As ComicSansMS mentions in Visual Studio this code would generate C4716 which is an error by default, the message I see is:
error C4716: 'Min' : must return a value
and in the case where not all code paths would return a value then it would generate C4715, which is a warning.
Solution 2:
Maybe some elaboration on the why part of the question:
As it turns out, it is actually quite hard† for a C++ compiler to determine whether a function exits without a return value. In addition to the code paths that end in explicit return statements and the ones that fall off the end of the function, you also have to consider potential exception throws or longjmp
s in the function itself, as well as all of its callees.
While it is quite easy for a compiler to identify a function that looks like it might be missing a return, it is considerably harder to prove that it is missing a return. In order to lift compiler vendors of this burden, the standard does not require this to generate an error.
So compiler vendors are free to generate a warning if they are quite sure that a function is missing a return and the user is then free to ignore/mask that warning in those rare cases where the compiler was actually wrong.
†: In the general case, this is equivalent to the halting problem, so it is actually impossible for a machine to decide this reliably.
Solution 3:
Compile your code with -Wreturn-type
option:
$ g++ -Wreturn-type source.cpp
This will give you warning. You can turn the warning into error if you use -Werror
too:
$ g++ -Wreturn-type -Werror source.cpp
Note that this will turn all warnings into errors. So if you want error for specific warning, say -Wreturn-type
, just type return-type
without -W
part as:
$ g++ -Werror=return-type source.cpp
In general you should always use -Wall
option which includes most common warnings — this includes missing return statement also. Along with -Wall
, you can use -Wextra
also, which includes other warnings not included by -Wall
.
Solution 4:
Maybe some additional elaboration on the why part of the question.
C++ was designed so that a very large body of pre-existing body of C code compiles with minimum amount of changes.
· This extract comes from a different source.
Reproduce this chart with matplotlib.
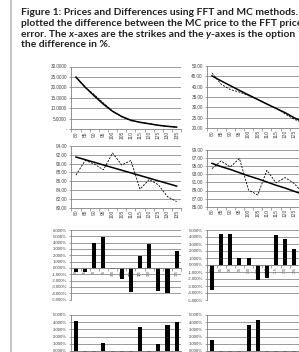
import numpy as np
import matplotlib.pyplot as plt
from matplotlib.lines import Line2D
from matplotlib.text import Annotation

W, H = 299, 352

# strikes on the x-axes
strikes = [80, 85, 90, 95, 100, 105, 110, 115, 120, 125, 130, 135]

# prices, FFT (solid) and MC (dashed)
fft_a = [24.9, 20.1, 15.9, 11.9, 8.5, 6.0, 4.2, 3.2, 2.5, 1.8, 1.3, 0.9]
mc_a = [24.8, 20.0, 16.5, 12.5, 8.5, 5.9, 4.0, 3.3, 2.6, 1.7, 1.2, 0.9]
fft_b = [45.2, 42.8, 40.5, 38.2, 36.0, 33.8, 31.6, 29.5, 27.4, 24.9, 23.0, 21.2]
mc_b = [46.6, 41.2, 38.6, 37.4, 35.6, 33.8, 31.6, 29.6, 26.8, 24.2, 22.4, 20.8]
fft_c = [91.5, 90.9, 90.3, 89.7, 89.1, 88.5, 87.9, 87.3, 86.7, 86.1, 85.5, 84.9]
mc_c = [87.4, 90.7, 89.9, 88.6, 92.4, 89.7, 90.7, 84.2, 86.4, 85.2, 82.5, 81.4]
fft_d = [95.7, 94.9, 94.2, 93.4, 92.6, 91.9, 91.1, 90.3, 89.6, 88.8, 88.0, 87.3]
mc_d = [94.4, 96.3, 94.8, 96.9, 89.1, 87.9, 94.0, 90.9, 92.2, 90.7, 88.2, 89.0]

# differences in %
diff_a = [-0.6, -0.6, 4.0, 4.9, -0.25, -1.7, -3.8, 1.9, 3.8, -3.6, -3.9, 2.6]
diff_b = [-3.6, 4.4, 4.5, 0.95, 0.95, -2.1, -1.8, 4.3, 3.7, 2.3, -1.5, 1.0]
diff_c = [4.1, -0.3, -0.2, 1.05, -0.5, -0.4, -0.3, 3.4, -0.6, 0.95, 3.6, 4.0]
diff_d = [1.5, -1.0, -2.0, -0.5, 3.6, 4.3, -1.2, -2.5, -0.8, -1.5, -0.6, -1.1]

caption = [
    [("Figure 1: Prices and Differences using FFT and MC methods. ", "normal")],
    [("plotted the difference between the MC price to the FFT price", "normal")],
    [("error. The ", "normal"), ("x", "italic"), ("-axes are the strikes and the ", "normal"),
     ("y", "italic"), ("-axes is the option", "normal")],
    [("the difference in %.", "normal")],
]

grid_col = '#8a8a8a'
axis_col = '#808080'
tick_font = 'Liberation Sans'

fig = plt.figure(figsize=(W / 100, H / 100), dpi=100)


def px(l, t, r, b):
    return [l / W, 1 - b / H, (r - l) / W, (b - t) / H]


def style(ax, n):
    for s in ['top', 'right']:
        ax.spines[s].set_visible(False)
    for s in ['left', 'bottom']:
        ax.spines[s].set_color(axis_col)
        ax.spines[s].set_linewidth(0.6)
    ax.set_xlim(-0.5, n - 0.5)
    ax.set_xticks(np.arange(n))
    ax.set_xticks(np.arange(n + 1) - 0.5, minor=True)
    ax.tick_params(axis='x', which='major', length=0, pad=1.5)
    ax.tick_params(axis='x', which='minor', length=1.8, width=0.5, color=axis_col)
    ax.tick_params(axis='y', length=1.8, width=0.5, color=axis_col, pad=1.5)
    ax.yaxis.grid(True, color=grid_col, lw=0.6)
    ax.set_axisbelow(True)


def line_chart(rect, fft, mc, ticks, labels):
    ax = fig.add_axes(rect)
    x = np.arange(len(strikes))
    style(ax, len(strikes))
    ax.plot(x, mc, color='black', lw=0.6, ls=(0, (2.5, 1.5)))
    ax.plot(x, fft, color='black', lw=1.1)
    ax.set_ylim(ticks[0], ticks[-1])
    ax.set_yticks(ticks)
    ax.set_yticklabels(labels, fontsize=3.3, family=tick_font, color='#444444')
    ax.set_xticklabels([str(s) for s in strikes], rotation=90, fontsize=3.5,
                       family=tick_font, color='#444444')
    return ax


def bar_chart(rect, diff, lo, hi):
    ax = fig.add_axes(rect)
    x = np.arange(len(strikes))
    style(ax, len(strikes))
    ax.bar(x, diff, width=0.45, color='black')
    ax.set_ylim(lo, hi)
    ticks = np.arange(lo, hi + 1)
    ax.set_yticks(ticks)
    ax.set_yticklabels(['%.3f%%' % t for t in ticks], fontsize=3.1, family=tick_font,
                       color='#444444')
    ax.spines['bottom'].set_position(('data', 0))
    ax.set_xticklabels([str(s) for s in strikes], rotation=90, fontsize=2.6,
                       family=tick_font, color='#444444')
    return ax


line_chart(px(71.4, 66.5, 181.2, 129), fft_a, mc_a, [0, 5, 10, 15, 20, 25, 30],
           ['-', '5.0000', '10.0000', '15.0000', '20.0000', '25.0000', '30.0000'])
line_chart(px(207.4, 66, 317.2, 128), fft_b, mc_b, [20, 25, 30, 35, 40, 45, 50],
           ['%.2f' % v for v in [20, 25, 30, 35, 40, 45, 50]])
line_chart(px(71.4, 146, 181.2, 207.7), fft_c, mc_c, list(range(80, 95, 2)),
           ['%.2f' % v for v in range(80, 95, 2)])
line_chart(px(207.4, 150, 317.2, 206.7), fft_d, mc_d, list(range(85, 100, 2)),
           ['%.2f' % v for v in range(85, 100, 2)])

bar_chart(px(71.4, 230, 181.2, 299.5), diff_a, -5, 6)
bar_chart(px(207.4, 230, 317.2, 300), diff_b, -5, 5)
bar_chart(px(71.4, 315, 181.2, 387), diff_c, -5, 5)
bar_chart(px(207.4, 315, 317.2, 387), diff_d, -5, 5)

# gray rule on the left of the page
fig.add_artist(Line2D([11 / W, 11 / W], [0, 1], color='#bdbdbd', lw=1.2))

# caption, bold with italic x / y
line_y = [12.7, 23.3, 34.0, 44.3]
for parts, yy in zip(caption, line_y):
    last = None
    for txt, st in parts:
        kw = dict(fontsize=7.4, fontweight='bold', fontstyle=st, family='Lato',
                  color='#231f20', va='bottom', ha='left')
        if last is None:
            last = fig.text(20.7 / W, 1 - (yy + 4.6) / H, txt, **kw)
        else:
            last = fig.add_artist(Annotation(txt, xy=(1, 0), xycoords=last,
                                             annotation_clip=False, **kw))

fig.savefig('out.png', dpi=100)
Unfortunately, C itself was paying a similar duty to earliest pre-standard C which did not even have the void
keyword and instead relied on a default return type of int
. C functions usually did return values, and whenever code superficially similar to Algol/Pascal/Basic procedures was written without any return
statements, the function was, under the hood, returning whichever garbage was left on the stack. Neither the caller nor the callee assigns the value of the garbage in a reliable way. If the garbage is then ignored by every caller, everything is fine and C++ inherits the moral obligation to compile such code.
(If the returned value is used by the caller, the code may behave non-deterministically, similar to processing of an uninitialized variable. Could the difference be reliably identified by a compiler, in a hypothetical successor language to C? This is hardly possible. The caller and the callee may be in different compilation units.)
The implicit int
is just a part of the C legacy involved here. A "dispatcher" function might, depending on a parameter, return a variety of types from some code branches, and return no useful value from other code branches. Such a function would generally be declared to return a type long enough to hold any of the possible types and the caller might need to cast it or extract it from a union
.
So the deepest cause is probably the C language creators' belief that procedures that do not return any value are just an unimportant special case of functions that do; this problem got aggravated by the lack of focus on type safety of function calls in the oldest C dialects.
While C++ did break compatibility with some of the worst aspects of C (example), the willingness to compile a return statement without a value (or the implicit value-less return at the end of a function) was not one of them.